[start AVAILABLE DATA]

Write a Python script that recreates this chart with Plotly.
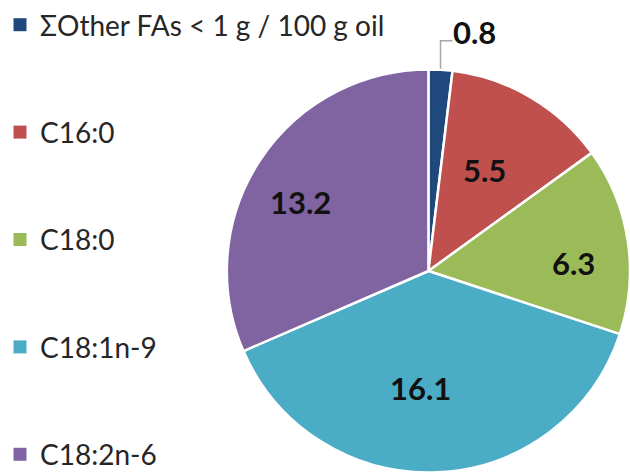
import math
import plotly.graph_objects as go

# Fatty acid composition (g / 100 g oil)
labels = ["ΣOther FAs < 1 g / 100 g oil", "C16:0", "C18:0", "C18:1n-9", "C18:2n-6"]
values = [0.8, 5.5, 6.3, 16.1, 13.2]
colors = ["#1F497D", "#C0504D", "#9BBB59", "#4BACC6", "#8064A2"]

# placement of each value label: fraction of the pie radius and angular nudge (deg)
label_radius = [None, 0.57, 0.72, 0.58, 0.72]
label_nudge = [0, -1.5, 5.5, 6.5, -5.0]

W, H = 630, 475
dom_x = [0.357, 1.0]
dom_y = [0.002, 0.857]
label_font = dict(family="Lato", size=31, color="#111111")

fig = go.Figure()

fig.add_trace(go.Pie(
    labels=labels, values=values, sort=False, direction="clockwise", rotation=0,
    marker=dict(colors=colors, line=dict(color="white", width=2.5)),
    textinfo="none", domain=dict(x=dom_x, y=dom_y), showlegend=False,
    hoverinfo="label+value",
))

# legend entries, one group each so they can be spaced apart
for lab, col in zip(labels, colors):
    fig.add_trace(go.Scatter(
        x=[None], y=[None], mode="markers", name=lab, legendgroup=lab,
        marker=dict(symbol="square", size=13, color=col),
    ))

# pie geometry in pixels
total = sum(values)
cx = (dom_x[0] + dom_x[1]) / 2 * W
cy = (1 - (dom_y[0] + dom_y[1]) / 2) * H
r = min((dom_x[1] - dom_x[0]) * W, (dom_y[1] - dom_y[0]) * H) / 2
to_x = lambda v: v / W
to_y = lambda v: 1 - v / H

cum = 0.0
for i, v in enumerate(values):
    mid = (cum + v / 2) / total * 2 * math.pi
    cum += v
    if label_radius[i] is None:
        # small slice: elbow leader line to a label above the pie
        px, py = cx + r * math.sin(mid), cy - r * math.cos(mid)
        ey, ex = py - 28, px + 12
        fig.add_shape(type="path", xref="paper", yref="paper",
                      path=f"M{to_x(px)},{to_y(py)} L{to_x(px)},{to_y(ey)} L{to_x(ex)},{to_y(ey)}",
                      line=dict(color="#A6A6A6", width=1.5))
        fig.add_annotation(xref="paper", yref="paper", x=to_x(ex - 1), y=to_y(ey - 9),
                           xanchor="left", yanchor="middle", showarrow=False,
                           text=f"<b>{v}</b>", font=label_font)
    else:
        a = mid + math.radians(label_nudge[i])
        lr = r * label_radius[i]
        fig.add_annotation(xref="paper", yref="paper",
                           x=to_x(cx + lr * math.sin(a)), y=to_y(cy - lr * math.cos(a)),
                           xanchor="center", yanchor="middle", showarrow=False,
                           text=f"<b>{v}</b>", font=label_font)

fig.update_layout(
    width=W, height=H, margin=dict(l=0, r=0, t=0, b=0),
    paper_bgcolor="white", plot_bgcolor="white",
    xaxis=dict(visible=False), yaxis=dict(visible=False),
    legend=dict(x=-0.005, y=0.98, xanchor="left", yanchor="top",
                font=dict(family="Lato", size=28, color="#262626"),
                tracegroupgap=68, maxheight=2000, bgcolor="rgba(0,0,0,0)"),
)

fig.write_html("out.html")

[end AVAILABLE DATA]

Please transcribe the material above exactly as written. Leave the pictures out.

Write a Python script that recreates this chart with Plotly.
import math
import plotly.graph_objects as go

# Fatty acid composition (g / 100 g oil)
labels = ["ΣOther FAs < 1 g / 100 g oil", "C16:0", "C18:0", "C18:1n-9", "C18:2n-6"]
values = [0.8, 5.5, 6.3, 16.1, 13.2]
colors = ["#1F497D", "#C0504D", "#9BBB59", "#4BACC6", "#8064A2"]

# placement of each value label: fraction of the pie radius and angular nudge (deg)
label_radius = [None, 0.57, 0.72, 0.58, 0.72]
label_nudge = [0, -1.5, 5.5, 6.5, -5.0]

W, H = 630, 475
dom_x = [0.357, 1.0]
dom_y = [0.002, 0.857]
label_font = dict(family="Lato", size=31, color="#111111")

fig = go.Figure()

fig.add_trace(go.Pie(
    labels=labels, values=values, sort=False, direction="clockwise", rotation=0,
    marker=dict(colors=colors, line=dict(color="white", width=2.5)),
    textinfo="none", domain=dict(x=dom_x, y=dom_y), showlegend=False,
    hoverinfo="label+value",
))

# legend entries, one group each so they can be spaced apart
for lab, col in zip(labels, colors):
    fig.add_trace(go.Scatter(
        x=[None], y=[None], mode="markers", name=lab, legendgroup=lab,
        marker=dict(symbol="square", size=13, color=col),
    ))

# pie geometry in pixels
total = sum(values)
cx = (dom_x[0] + dom_x[1]) / 2 * W
cy = (1 - (dom_y[0] + dom_y[1]) / 2) * H
r = min((dom_x[1] - dom_x[0]) * W, (dom_y[1] - dom_y[0]) * H) / 2
to_x = lambda v: v / W
to_y = lambda v: 1 - v / H

cum = 0.0
for i, v in enumerate(values):
    mid = (cum + v / 2) / total * 2 * math.pi
    cum += v
    if label_radius[i] is None:
        # small slice: elbow leader line to a label above the pie
        px, py = cx + r * math.sin(mid), cy - r * math.cos(mid)
        ey, ex = py - 28, px + 12
        fig.add_shape(type="path", xref="paper", yref="paper",
                      path=f"M{to_x(px)},{to_y(py)} L{to_x(px)},{to_y(ey)} L{to_x(ex)},{to_y(ey)}",
                      line=dict(color="#A6A6A6", width=1.5))
        fig.add_annotation(xref="paper", yref="paper", x=to_x(ex - 1), y=to_y(ey - 9),
                           xanchor="left", yanchor="middle", showarrow=False,
                           text=f"<b>{v}</b>", font=label_font)
    else:
        a = mid + math.radians(label_nudge[i])
        lr = r * label_radius[i]
        fig.add_annotation(xref="paper", yref="paper",
                           x=to_x(cx + lr * math.sin(a)), y=to_y(cy - lr * math.cos(a)),
                           xanchor="center", yanchor="middle", showarrow=False,
                           text=f"<b>{v}</b>", font=label_font)

fig.update_layout(
    width=W, height=H, margin=dict(l=0, r=0, t=0, b=0),
    paper_bgcolor="white", plot_bgcolor="white",
    xaxis=dict(visible=False), yaxis=dict(visible=False),
    legend=dict(x=-0.005, y=0.98, xanchor="left", yanchor="top",
                font=dict(family="Lato", size=28, color="#262626"),
                tracegroupgap=68, maxheight=2000, bgcolor="rgba(0,0,0,0)"),
)

fig.write_html("out.html")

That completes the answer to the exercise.